I’ve long had an idea for a novel which would be a total departure for me. I’ve even jotted quite a few notes. I’m excited about it. So for my most recent waiting period, I thought I’d attempt to outline the new story. Not only could I not submerge, I’d hardly gotten my feet wet before my thoughts strayed back to the story I had sent out into the world.
To Avoid Counting Flowers on the Walls of Hell
So what’s a uni-tasking writer to do? Just wait? Play solitaire till dawn with a deck of fifty-one? Take up smoking cigarettes and watching reruns of Captain Kangaroo? With apologies to the Statler Brothers, I found that surrendering to the wait just wouldn’t work.
Left to its own devices, with too much time on hand, my brain will stray to the dark side. Doubts loom large. My literary dreams become a joke to my dark-side brain. My writerly flame becomes a guttering candle.
Burning Low But Constant
I figured out that I needed a literary pilot light—a constantly-fueled small flame, ready to fire my literary burners at a moment’s notice. To sort out the various sources I’ve found to fuel my pilot light, I started compiling this list. Hopefully, some of them will help you.
- Read—I try to make it a routine, segmenting a part of my day, sitting upright, with a pen and notebook ready. Particularly books on craft. And I find that those with exercises help keep me sharp when I’m not writing. I also like to read books in my own genre, or reread old favorites, noting the things I think the author has done well, as well as examining the things I think could’ve been done better and why.
- Write—I know I just said I can’t work on a new project while I wait, but that doesn’t mean I stop writing. I try to write something every day—work on a blog post (like this), a book review, rewrite a scene or a chapter (even for the book out in the world), compose an elaborate Facebook status.

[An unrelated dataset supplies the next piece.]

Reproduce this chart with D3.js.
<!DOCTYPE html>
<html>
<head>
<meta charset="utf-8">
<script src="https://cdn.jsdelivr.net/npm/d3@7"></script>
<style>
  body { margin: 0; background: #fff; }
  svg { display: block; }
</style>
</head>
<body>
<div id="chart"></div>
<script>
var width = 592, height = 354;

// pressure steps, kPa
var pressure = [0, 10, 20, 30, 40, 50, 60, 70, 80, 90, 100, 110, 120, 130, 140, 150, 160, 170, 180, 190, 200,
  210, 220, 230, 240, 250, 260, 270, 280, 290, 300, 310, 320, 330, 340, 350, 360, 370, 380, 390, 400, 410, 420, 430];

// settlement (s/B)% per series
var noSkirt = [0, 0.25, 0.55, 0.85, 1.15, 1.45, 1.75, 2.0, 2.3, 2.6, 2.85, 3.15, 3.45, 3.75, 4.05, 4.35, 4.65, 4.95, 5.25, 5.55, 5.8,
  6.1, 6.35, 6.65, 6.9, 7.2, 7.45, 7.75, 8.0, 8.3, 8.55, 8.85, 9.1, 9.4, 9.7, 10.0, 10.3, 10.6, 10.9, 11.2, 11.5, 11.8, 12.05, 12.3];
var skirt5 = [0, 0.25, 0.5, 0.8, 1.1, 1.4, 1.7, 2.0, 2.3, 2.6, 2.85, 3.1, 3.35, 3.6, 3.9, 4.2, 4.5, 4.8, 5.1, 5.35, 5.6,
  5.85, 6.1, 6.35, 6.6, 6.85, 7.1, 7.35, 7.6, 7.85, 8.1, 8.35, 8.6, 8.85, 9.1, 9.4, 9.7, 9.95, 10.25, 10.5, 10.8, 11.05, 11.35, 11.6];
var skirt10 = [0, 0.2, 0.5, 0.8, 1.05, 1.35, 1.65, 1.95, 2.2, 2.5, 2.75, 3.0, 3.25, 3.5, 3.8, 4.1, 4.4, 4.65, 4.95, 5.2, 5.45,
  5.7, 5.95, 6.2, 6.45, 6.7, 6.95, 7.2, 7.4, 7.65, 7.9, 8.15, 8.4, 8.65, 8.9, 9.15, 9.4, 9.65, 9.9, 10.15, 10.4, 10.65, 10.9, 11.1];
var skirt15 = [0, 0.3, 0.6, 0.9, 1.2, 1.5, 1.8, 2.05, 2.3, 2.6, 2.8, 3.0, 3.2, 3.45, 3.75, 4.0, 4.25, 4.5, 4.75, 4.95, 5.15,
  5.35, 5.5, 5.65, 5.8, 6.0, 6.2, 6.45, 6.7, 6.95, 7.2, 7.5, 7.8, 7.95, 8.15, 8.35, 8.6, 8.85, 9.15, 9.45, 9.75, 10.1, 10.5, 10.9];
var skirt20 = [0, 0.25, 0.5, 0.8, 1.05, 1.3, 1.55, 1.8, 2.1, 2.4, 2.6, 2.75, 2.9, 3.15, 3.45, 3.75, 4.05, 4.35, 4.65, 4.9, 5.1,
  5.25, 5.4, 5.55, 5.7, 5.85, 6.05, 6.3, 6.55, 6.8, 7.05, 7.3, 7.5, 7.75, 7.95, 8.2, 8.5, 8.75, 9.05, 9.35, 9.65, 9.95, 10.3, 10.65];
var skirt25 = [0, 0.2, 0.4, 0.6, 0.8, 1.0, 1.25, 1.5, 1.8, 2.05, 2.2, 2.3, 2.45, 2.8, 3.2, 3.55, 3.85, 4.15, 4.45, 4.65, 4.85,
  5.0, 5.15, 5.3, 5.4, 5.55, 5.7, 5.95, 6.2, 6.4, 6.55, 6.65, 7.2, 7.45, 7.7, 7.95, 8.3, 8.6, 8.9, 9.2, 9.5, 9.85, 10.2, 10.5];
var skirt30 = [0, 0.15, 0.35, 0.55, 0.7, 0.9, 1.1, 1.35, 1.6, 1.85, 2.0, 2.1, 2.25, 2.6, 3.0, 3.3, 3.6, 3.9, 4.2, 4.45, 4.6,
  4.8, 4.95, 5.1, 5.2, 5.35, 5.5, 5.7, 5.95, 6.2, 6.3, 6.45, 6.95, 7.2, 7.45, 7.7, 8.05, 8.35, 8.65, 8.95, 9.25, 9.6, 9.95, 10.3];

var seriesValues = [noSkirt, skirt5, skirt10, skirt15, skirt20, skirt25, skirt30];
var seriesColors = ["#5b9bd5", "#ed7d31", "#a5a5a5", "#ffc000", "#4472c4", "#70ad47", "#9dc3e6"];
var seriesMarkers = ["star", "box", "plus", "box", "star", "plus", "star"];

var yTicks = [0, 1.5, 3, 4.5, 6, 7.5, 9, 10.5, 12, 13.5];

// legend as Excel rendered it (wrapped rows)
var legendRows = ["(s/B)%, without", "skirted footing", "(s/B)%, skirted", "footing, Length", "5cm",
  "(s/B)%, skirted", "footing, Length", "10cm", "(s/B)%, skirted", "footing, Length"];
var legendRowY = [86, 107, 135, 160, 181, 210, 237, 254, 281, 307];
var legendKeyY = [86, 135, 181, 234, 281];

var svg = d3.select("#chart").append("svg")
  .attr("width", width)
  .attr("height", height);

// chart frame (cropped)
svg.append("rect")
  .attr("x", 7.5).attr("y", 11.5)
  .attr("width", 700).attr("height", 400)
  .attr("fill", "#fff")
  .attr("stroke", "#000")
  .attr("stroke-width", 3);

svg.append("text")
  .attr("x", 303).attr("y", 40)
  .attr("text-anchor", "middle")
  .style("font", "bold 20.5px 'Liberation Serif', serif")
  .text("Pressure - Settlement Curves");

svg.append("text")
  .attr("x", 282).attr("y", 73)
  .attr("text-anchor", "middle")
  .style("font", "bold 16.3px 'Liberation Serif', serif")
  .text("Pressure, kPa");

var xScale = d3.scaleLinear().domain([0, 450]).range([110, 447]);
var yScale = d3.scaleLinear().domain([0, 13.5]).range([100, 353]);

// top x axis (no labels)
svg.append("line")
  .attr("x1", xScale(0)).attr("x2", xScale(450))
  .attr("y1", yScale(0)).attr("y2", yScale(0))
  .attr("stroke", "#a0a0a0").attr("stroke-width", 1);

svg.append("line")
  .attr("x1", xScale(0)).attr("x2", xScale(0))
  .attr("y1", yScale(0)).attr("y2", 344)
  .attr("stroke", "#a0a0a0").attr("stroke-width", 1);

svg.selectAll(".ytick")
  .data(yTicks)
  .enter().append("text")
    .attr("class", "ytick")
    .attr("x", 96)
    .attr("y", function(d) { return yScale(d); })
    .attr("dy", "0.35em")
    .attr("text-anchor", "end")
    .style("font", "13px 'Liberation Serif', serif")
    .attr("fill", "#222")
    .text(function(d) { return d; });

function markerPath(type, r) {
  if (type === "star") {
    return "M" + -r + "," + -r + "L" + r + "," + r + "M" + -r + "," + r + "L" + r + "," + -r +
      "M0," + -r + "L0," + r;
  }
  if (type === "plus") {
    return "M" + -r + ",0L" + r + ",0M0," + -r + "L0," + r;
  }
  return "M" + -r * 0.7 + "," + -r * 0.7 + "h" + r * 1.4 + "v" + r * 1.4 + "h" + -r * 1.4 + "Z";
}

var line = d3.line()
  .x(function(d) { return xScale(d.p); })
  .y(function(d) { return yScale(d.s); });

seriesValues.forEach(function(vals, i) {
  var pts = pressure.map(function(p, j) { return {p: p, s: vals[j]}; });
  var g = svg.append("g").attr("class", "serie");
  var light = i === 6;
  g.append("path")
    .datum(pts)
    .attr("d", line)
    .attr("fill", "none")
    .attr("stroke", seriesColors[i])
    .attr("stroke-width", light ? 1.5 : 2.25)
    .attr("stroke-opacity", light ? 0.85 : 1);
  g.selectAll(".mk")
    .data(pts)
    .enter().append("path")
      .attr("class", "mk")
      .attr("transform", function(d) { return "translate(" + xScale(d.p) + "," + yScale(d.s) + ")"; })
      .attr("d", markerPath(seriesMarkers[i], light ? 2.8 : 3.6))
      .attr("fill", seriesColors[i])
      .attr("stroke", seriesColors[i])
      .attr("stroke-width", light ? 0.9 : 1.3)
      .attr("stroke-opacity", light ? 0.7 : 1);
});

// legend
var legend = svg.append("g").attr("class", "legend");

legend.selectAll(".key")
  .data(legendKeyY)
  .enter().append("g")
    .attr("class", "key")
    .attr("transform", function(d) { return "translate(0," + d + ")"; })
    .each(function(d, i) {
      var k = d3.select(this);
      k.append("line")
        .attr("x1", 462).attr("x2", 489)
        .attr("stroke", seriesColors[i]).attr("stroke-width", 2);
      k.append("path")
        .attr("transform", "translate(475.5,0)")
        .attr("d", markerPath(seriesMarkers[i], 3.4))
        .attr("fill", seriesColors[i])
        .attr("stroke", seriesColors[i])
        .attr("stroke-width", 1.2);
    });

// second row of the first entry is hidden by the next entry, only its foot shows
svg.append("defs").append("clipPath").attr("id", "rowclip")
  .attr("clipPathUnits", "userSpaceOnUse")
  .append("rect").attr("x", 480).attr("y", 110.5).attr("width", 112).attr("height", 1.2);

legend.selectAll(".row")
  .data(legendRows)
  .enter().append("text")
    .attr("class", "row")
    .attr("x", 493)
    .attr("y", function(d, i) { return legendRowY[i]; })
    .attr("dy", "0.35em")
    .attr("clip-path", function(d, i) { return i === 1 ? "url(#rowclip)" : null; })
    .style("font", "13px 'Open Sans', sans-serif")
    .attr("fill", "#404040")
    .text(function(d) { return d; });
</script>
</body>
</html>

- Revisit—One of the ways I’ve found to overcome self-doubt is to reread older work. Sometimes I go to a favorite scene or a blog post that resonated with others. If you keep a file with letters and notes of praise you’ve received, like I do, now’s the time to open it. Other times I take a risk, opening one of my manuscript docs and spin randomly down to a scene to evaluate its effectiveness as a standalone. It helps to remind myself that I occasionally get words down in the right order.
- Share—A beta-swap while your work is out on submission? Why not? It may not seem like a good time for this, but I’ve found it helps. If you’re waiting for evaluation from one source, why not add more? And reading someone else’s work, putting yourself out there to help a fellow writer, can help keep your mind off your wait as well as fuel your pilot light.

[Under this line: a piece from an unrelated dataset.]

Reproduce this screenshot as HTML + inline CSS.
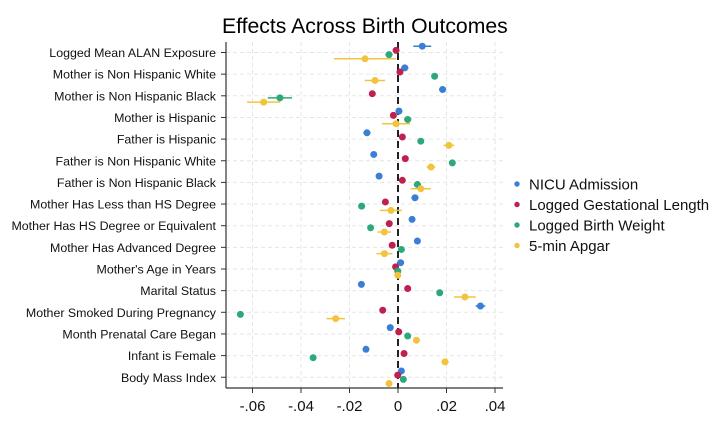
<!DOCTYPE html>
<html><head><meta charset="utf-8"><style>
html,body{margin:0;padding:0;background:#fff;}
svg{display:block;font-family:"Liberation Sans",Arial,sans-serif;}
</style></head><body>
<svg id="chart" width="726" height="436" viewBox="0 0 726 436">
<text x="222" y="33" font-size="21.2" text-anchor="start">Effects Across Birth Outcomes</text>
<g id="grid"></g><g id="axes"></g><g id="marks"></g><g id="legend"></g>
</svg>
<script>
const categories = ["Logged Mean ALAN Exposure","Mother is Non Hispanic White","Mother is Non Hispanic Black","Mother is Hispanic","Father is Hispanic","Father is Non Hispanic White","Father is Non Hispanic Black","Mother Has Less than HS Degree","Mother Has HS Degree or Equivalent","Mother Has Advanced Degree","Mother's Age in Years","Marital Status","Mother Smoked During Pregnancy","Month Prenatal Care Began","Infant is Female","Body Mass Index"];
const seriesNames = ["NICU Admission","Logged Gestational Length","Logged Birth Weight","5-min Apgar"];
const nicu = [0.010,0.0028,0.0184,0.0004,-0.0128,-0.010,-0.0078,0.007,0.0058,0.008,0.0011,-0.0151,0.034,-0.0032,-0.0132,0.0014];
const gest = [-0.0008,0.0008,-0.0106,-0.0019,0.0018,0.003,0.0018,-0.0052,-0.0036,-0.0024,-0.0010,0.004,-0.0063,0.0003,0.0025,-0.0001];
const bw = [-0.0037,0.0151,-0.0487,0.004,0.0094,0.0224,0.008,-0.015,-0.0113,0.0014,-0.0001,0.0172,-0.065,0.004,-0.035,0.0022];
const apgar = [-0.0136,-0.0095,-0.0554,-0.0008,0.021,0.0136,0.0094,-0.0029,-0.0056,-0.0056,-0.0001,0.0276,-0.0257,0.0076,0.0194,-0.0037];
const nicuCI = [0.0037,0.0015,0.0015,0.001,0.0015,0.0012,0.0012,0.0015,0.0012,0.001,0.0008,0.0012,0.002,0.0008,0.001,0.001];
const gestCI = [0.0005,0.0005,0.0005,0.0005,0.0005,0.0005,0.0005,0.0005,0.0005,0.0005,0.0005,0.0005,0.0005,0.0005,0.0005,0.0005];
const bwCI = [0.0015,0.001,0.005,0.0015,0.0008,0.0008,0.0015,0.0012,0.0008,0.0008,0.0005,0.0008,0.0012,0.0008,0.0008,0.0008];
const apgarCI = [0.0128,0.0042,0.0068,0.0058,0.0022,0.0018,0.0042,0.0045,0.0028,0.0033,0.0005,0.0045,0.0038,0.001,0.0015,0.001];
const xTicks = [-0.06,-0.04,-0.02,0,0.02,0.04];
const xTickLabels = ["-.06","-.04","-.02","0",".02",".04"];
const colors = ["#3a7fd5","#c0204f","#2ca87a","#f2c43d"];
const NS="http://www.w3.org/2000/svg";
const xs = v => 398 + v*2425;
const ys = i => 52.5 + i*21.65;
function mk(parent,tag,attrs){const e=document.createElementNS(NS,tag);for(const k in attrs)e.setAttribute(k,attrs[k]);document.getElementById(parent).appendChild(e);return e;}
const pTop=42,pBot=388,pLeft=226,pRight=503;
xTicks.forEach((t,i)=>{
  const g=mk('grid','line',{x1:xs(t),x2:xs(t),y1:pTop,y2:pBot,stroke:'#e6e6e6','stroke-dasharray':'4,3'});
  
  
  const tk=mk('axes','line',{x1:xs(t),x2:xs(t),y1:pBot,y2:pBot+5,stroke:'#333'});
  
  
  const lb=mk('axes','text',{x:xs(t),y:411,'font-size':15,'text-anchor':'middle',fill:'#111'});
  lb.textContent=xTickLabels[i];
  
  
});
categories.forEach((c,i)=>{
  const g=mk('grid','line',{x1:pLeft,x2:pRight,y1:ys(i),y2:ys(i),stroke:'#e6e6e6','stroke-dasharray':'4,3'});
  
  
  const tk=mk('axes','line',{x1:pLeft-5,x2:pLeft,y1:ys(i),y2:ys(i),stroke:'#333'});
  
  
  const lb=mk('axes','text',{x:216,y:ys(i)+4.5,'font-size':12.4,'text-anchor':'end',fill:'#111'});
  lb.textContent=c;
  
  
});
const al=mk('axes','line',{x1:pLeft,x2:pLeft,y1:pTop,y2:pBot,stroke:'#333','stroke-width':1.2});


const ab=mk('axes','line',{x1:pLeft,x2:pRight,y1:pBot,y2:pBot,stroke:'#333','stroke-width':1.2});


const zl=mk('axes','line',{x1:xs(0),x2:xs(0),y1:pTop,y2:pBot,stroke:'#222','stroke-width':2,'stroke-dasharray':'7,4'});


const vals=[nicu,gest,bw,apgar], cis=[nicuCI,gestCI,bwCI,apgarCI], offs=[-6.3,-2.1,2.1,6.3];
vals.forEach((arr,s)=>{
  arr.forEach((v,i)=>{
    const yy=ys(i)+offs[s];
    const l=mk('marks','line',{x1:xs(v-cis[s][i]),x2:xs(v+cis[s][i]),y1:yy,y2:yy,stroke:colors[s],'stroke-width':1.5});
    
    
    const p=mk('marks','circle',{cx:xs(v),cy:yy,r:3.5,fill:colors[s]});
    
    
  });
});
seriesNames.forEach((n,s)=>{
  const yy=184+s*20.5;
  const d=mk('legend','circle',{cx:517,cy:yy,r:2.7,fill:colors[s]});
  
  
  const t=mk('legend','text',{x:529,y:yy+5.5,'font-size':15,fill:'#111'});
  t.textContent=n;
  
  
});
</script>
</body></html>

- Reach out—There’s nothing quite like good old community contact. Go to your writing community forums (obviously the WU page first and foremost, but there are others), and contribute to the conversations. Particularly on threads where your fellows are seeking advice or support. Read your tribe-mates’ blog posts and comment and share their links. Send a letter to a favorite author, telling her how much you love her work and why. Nothing beats the waiting-blues like helping others. Do it for the sake of doing it, and expect nothing in return. I promise, this one will become your most consistent fuel source for your writerly pilot light.
Now, if you’ll excuse me, I have to go check my email. Again.
How do you handle waiting? What keeps your writerly fire burning? Are there fuel sources you can add to my list? If so, please share.